All your science in here


#601

I’m fairly sure Stronzetto emits spores that are quite unique. It would be nice if he had a shower but he calls it the ‘crying wall’ and gets in a terrible funk.


#602

I don’t know… I wonder if there’s a strain that has self-extinguishing properties?

You know - in case of defective speakers…:grin:


#603

So there’s rotten egg gas around Uranus…

Who knew


#604

@Jim could have saved them a load of time, energy and money :roll_eyes:


#605

If you choose an appropriate frame of reference you can do away with magnetism (at least all the magnetism that doesn’t arise from the inherent magnetic moments of subatomic particles, I think) https://en.wikipedia.org/wiki/Magnetism#Magnetism,_electricity,_and_special_relativity. So, in a sense, there’s no such thing as magnetism. It’s just relativistic electricity.

I don’t think you can do away with clowns though.

Watching a strong magnet fall oh-so-slowly down through a copper pipe is impressive the first time you see it.

VB


The return of shit joke thread (incorporating the humour toilet)
#606

That’s obviously that new magnetic copper stuff


#607

Not even in a different frame of reference :wink:.

VB


#608

This makes my brane itch.

I’d ask for an explanation, but I won’t understand it.


#609

The slow-falling magnet thing goes:

Moving magnet generates electric field (electromagnetic induction, like a bike dynamo)

Electric field drives current in the copper (assuming there is copper nearby)

Current in the copper makes another magnetic field (i.e. it’s an electromagnet)

This second magnetic field acts back on the falling magnet, slowing it down (like a bar magnet would if only we were clever enough to put the bar magnet in exactly the right place).

The current also heats up the copper, the energy required to do that being the kinetic energy that the falling magnet would have acquired if the copper tube hadn’t slowed it down.
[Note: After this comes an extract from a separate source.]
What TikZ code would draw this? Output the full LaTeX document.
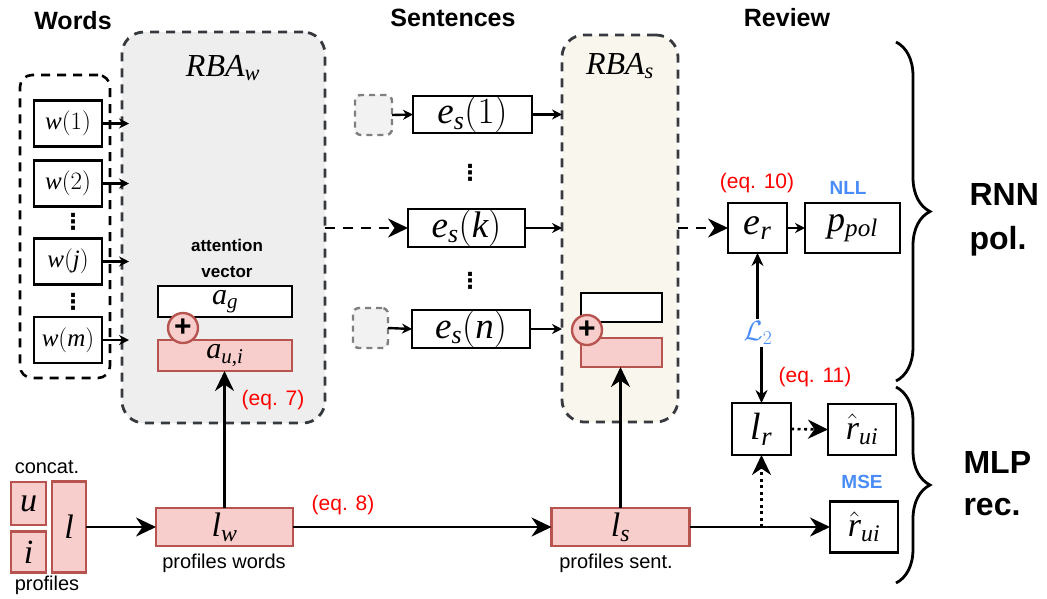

As for why there’s no such thing as magnetism … that’s relativity, so harder (but it’s only special relativity, so not as hard as it could have been).

VB


#610

Thank-you, now I have drool in my beard…


#611

Copper is diamagnetic.

Magnetic properties aren’t one thing, most people are only familiar with ferromagnetism.


#612

So let me get this right, if I put a super powerful magnet under my speaker cables I can do away with the lifters… :thinking:


#613

People from Lincolnshire can do Faraday’s left and right hand rules with one hand


#614

Yup, like water. Diamagnetic stuff is repelled out of regions of strong magnetic field and so it can be levitated if you can make the field strong enough. Frog is mostly water. Here is some frog inside a very, very strong electromagnet

Count yourself lucky (see above). I think the frog seemed to survive fine. Unfortunately they couldn’t ask it what it felt like. I imagine it might be a bit of a bugger if you’ve got metal tooth fillings (magnets induce electricity).

VB


#615

If you wave it about fast enough you can do away (but not in a good way) with the output transistors in your amp too.

VB


#616

None installed by the badgers…


#617

Oops !

VB


#618

There’ll be some frogs in there tonight though… :grinning:


#619

It is great when scientific breakthroughs filter down to real world life improving applications.